Варвара Егоровна тоже переехала в Москву, но поселилась отдельно от мужа. Отношения между супругами были напряженными. По словам Курганова, с возрастом княгиня становилась все менее терпима к выдумкам князя, называла его «старым вралем», «отъявленным обманщиком» и «несусветным мотом». На отношения с мужем повлиял и ее душевный недуг. Курганов пишет:

«Случались у нее и самые настоящие припадки, которые все время увеличивались.
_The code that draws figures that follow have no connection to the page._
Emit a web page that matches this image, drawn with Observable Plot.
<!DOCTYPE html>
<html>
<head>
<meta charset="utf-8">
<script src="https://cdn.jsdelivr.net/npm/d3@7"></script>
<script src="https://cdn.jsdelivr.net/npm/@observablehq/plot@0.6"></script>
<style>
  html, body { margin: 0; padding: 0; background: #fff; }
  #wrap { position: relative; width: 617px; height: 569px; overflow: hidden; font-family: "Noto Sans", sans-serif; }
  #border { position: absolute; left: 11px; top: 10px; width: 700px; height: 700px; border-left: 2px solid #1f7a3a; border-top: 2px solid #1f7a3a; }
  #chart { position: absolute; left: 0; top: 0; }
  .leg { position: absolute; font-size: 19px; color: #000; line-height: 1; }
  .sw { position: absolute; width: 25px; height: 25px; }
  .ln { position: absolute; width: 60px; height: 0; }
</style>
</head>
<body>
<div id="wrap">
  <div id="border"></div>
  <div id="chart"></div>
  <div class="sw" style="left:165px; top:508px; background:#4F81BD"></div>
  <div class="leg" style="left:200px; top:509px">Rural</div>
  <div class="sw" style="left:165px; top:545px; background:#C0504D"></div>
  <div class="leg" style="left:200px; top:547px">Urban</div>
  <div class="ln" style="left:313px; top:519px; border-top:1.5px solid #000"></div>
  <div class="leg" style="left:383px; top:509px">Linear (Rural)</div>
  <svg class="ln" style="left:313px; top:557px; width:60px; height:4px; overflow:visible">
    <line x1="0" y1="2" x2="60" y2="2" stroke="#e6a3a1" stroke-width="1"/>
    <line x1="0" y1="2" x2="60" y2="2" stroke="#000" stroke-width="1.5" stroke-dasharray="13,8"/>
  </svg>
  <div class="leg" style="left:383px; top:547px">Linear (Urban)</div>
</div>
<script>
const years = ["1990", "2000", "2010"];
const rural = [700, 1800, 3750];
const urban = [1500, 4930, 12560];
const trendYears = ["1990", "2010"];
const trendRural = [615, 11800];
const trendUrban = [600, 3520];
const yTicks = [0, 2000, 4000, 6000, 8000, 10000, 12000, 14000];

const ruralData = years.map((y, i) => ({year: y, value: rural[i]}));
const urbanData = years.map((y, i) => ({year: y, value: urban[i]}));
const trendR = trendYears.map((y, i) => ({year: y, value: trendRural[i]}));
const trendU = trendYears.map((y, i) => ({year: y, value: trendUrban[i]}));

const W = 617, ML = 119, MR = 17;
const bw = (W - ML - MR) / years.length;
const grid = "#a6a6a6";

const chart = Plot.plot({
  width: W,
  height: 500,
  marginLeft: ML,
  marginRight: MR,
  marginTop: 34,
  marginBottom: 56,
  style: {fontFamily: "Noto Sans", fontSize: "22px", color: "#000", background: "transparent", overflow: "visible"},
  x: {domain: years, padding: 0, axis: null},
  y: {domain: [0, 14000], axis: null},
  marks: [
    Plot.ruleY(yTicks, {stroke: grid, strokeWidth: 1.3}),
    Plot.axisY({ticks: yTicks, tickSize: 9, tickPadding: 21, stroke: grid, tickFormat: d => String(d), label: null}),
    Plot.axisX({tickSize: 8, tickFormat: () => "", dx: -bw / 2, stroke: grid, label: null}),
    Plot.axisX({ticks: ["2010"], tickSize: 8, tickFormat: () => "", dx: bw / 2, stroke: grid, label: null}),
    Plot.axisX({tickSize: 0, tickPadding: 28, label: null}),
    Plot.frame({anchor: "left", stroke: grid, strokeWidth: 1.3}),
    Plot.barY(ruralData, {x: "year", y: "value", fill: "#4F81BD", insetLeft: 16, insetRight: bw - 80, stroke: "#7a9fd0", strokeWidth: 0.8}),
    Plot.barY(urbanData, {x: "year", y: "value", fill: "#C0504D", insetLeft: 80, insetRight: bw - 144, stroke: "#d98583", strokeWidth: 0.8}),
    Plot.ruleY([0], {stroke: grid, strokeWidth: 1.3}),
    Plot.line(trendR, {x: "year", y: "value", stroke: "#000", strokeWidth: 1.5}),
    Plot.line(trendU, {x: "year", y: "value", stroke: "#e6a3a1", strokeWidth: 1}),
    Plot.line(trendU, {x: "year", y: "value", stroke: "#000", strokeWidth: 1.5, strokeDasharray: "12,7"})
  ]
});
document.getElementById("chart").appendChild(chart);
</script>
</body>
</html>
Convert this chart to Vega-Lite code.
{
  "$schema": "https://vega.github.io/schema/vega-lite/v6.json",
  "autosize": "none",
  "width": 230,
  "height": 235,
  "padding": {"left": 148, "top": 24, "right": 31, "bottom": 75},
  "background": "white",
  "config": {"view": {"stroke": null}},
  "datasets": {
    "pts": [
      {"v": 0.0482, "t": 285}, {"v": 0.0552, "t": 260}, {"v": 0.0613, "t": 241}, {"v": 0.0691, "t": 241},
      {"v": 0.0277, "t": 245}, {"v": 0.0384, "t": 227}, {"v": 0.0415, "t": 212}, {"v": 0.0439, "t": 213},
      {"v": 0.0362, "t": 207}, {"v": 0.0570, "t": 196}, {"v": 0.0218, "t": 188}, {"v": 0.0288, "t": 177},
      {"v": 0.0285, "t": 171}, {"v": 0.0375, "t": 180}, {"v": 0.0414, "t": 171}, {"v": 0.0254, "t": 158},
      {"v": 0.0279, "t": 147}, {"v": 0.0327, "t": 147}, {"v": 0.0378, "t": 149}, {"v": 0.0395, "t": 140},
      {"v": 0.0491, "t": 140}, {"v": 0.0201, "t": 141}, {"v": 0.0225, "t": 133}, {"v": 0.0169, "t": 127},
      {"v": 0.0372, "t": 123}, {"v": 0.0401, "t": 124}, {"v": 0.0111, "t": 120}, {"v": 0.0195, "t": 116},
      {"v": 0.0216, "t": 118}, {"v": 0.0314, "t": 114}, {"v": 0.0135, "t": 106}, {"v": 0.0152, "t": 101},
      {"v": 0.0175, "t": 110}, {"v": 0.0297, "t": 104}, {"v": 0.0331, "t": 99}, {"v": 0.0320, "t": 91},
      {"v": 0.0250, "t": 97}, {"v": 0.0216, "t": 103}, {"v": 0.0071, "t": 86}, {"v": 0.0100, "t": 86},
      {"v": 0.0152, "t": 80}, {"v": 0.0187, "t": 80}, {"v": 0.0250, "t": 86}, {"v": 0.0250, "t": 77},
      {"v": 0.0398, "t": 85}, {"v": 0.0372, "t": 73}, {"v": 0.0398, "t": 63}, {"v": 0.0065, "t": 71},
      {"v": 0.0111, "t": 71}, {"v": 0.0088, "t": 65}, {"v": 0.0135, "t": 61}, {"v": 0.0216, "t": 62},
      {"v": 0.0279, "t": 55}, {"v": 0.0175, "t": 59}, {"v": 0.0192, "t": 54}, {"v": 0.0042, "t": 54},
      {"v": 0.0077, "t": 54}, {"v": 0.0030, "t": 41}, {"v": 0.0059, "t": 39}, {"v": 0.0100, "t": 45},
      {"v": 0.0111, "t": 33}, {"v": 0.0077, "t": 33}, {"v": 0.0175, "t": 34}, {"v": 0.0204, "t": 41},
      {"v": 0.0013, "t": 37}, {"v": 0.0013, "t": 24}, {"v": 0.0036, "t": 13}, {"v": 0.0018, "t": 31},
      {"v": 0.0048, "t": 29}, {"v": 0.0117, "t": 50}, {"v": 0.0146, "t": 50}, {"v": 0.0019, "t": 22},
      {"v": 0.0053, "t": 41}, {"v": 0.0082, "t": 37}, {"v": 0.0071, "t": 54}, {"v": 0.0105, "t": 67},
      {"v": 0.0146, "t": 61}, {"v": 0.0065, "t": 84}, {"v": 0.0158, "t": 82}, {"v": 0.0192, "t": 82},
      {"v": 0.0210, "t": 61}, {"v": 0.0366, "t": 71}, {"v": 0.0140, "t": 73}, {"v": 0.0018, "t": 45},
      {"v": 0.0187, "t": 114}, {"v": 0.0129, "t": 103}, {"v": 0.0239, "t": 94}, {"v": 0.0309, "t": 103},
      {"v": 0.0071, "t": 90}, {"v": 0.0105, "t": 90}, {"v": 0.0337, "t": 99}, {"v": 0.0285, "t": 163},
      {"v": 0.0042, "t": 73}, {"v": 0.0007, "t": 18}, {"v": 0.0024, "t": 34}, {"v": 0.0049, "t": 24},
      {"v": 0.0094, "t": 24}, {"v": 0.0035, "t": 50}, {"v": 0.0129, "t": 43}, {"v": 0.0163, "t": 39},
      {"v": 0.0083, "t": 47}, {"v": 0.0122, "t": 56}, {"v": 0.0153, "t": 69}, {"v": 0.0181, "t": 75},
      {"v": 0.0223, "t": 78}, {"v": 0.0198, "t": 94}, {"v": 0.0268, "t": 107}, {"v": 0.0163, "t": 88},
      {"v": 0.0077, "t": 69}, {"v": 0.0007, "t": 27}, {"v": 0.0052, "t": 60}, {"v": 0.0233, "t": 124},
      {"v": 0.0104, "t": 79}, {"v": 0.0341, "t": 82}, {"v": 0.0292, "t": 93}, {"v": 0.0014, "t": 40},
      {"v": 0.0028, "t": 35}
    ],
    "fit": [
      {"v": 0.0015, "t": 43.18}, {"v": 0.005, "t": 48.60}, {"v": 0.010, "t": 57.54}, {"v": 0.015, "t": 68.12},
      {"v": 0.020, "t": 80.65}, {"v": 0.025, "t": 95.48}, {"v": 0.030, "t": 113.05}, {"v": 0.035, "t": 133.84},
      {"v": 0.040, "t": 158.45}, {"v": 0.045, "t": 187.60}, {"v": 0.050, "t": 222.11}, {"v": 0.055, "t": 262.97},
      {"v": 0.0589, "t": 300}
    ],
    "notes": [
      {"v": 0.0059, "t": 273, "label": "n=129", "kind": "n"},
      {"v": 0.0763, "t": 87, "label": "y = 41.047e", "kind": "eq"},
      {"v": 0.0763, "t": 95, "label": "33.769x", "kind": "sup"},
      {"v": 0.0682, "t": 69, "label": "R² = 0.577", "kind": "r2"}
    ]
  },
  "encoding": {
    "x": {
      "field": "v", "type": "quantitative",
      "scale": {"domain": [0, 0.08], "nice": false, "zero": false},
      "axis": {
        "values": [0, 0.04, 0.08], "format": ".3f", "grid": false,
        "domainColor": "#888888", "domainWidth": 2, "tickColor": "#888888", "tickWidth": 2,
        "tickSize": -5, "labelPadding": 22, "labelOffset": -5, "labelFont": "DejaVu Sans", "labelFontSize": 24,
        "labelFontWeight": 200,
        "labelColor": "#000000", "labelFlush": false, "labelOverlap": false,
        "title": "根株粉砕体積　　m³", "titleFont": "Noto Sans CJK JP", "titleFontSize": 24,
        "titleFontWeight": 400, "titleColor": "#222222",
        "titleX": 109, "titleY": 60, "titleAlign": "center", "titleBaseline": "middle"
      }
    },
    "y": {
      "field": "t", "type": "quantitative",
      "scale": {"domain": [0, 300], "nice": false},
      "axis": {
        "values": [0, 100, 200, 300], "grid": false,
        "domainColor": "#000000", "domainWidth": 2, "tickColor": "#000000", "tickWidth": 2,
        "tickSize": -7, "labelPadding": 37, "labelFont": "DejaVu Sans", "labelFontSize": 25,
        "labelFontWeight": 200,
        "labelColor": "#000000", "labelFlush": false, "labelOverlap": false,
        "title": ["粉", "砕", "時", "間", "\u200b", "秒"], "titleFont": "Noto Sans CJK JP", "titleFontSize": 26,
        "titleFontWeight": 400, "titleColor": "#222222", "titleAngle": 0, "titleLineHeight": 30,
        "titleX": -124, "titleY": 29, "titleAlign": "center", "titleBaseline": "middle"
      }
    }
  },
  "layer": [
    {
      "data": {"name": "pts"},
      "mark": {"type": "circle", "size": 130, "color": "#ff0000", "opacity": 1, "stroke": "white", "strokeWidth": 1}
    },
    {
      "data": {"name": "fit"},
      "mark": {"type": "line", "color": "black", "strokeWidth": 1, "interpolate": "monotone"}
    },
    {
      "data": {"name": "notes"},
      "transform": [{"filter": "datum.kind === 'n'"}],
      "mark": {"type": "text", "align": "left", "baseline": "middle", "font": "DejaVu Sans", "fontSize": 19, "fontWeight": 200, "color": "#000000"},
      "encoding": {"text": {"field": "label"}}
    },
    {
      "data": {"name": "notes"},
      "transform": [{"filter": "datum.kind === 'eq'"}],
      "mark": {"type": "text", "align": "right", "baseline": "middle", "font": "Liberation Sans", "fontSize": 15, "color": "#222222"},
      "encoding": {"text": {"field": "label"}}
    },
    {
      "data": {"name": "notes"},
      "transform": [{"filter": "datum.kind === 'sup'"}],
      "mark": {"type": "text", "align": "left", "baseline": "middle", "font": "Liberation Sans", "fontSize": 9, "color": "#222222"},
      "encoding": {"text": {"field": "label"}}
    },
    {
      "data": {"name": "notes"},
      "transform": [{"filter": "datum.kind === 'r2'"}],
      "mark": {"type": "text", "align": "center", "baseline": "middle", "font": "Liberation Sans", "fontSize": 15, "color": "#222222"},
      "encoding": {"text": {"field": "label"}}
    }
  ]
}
Бывало, она по несколько часов лежала без движения как мертвая, придя же в себя, требовала уголь и бумагу и начинала в огромном количестве рисовать кресты и распятого Спасителя, тут-то как раз и доставалось сильно Дмитрию Евсеевичу — она в подлинном гневе честила его болтуном, нечестивцем и безбожником и все никак не могла простить супругу своему рассказ, как господь Саваоф хлопнул его по плечу и поблагодарил за добрый поступок».

Цицианов в долгу не остался и заявил, что категорически отказывается лежать с женой на одном кладбище. «Да и в страшном сне такое не приснится, — сокрушался князь. — Упаси Господь от жуткой такой перспективы». Варвара Егоровна скончалась в 1832 году, Дмитрий Евсеевич — в 1835-м. Князь был похоронен на Пятницком кладбище в Москве, где спустя 50 лет похоронили и его дочь, Елизавету Дмитриевну. Судя по всему, на ней и оборвалась ветвь, шедшая от грузинского князя Яссе Цицанова. Местонахождение могилы Варвары Егоровны остается неизвестным.

«Есть лгуны, которых совестно называть лгунами: они своего рода поэты...» — писал Вяземский о Дмитрии Евсеевиче Цицианове. Пожалуй, если бы этот чудак взялся писать рассказы, вышло бы не хуже, чем у Распэ и Бюргера, которые до сих пор развлекают читателей похождениями находчивого барона Мюнхгаузена. Увы, сохранилась только крошечная часть его литературного наследия, да и ту пришлось собирать по крупицам. Надо отдать должное Ефиму Курганову — на поиски источников и материалов он потратил три десятка лет. Этот небольшой корпус текстов — не только яркий штрих к несуществующему портрету, но и причудливый осколок давно почившей барской Москвы.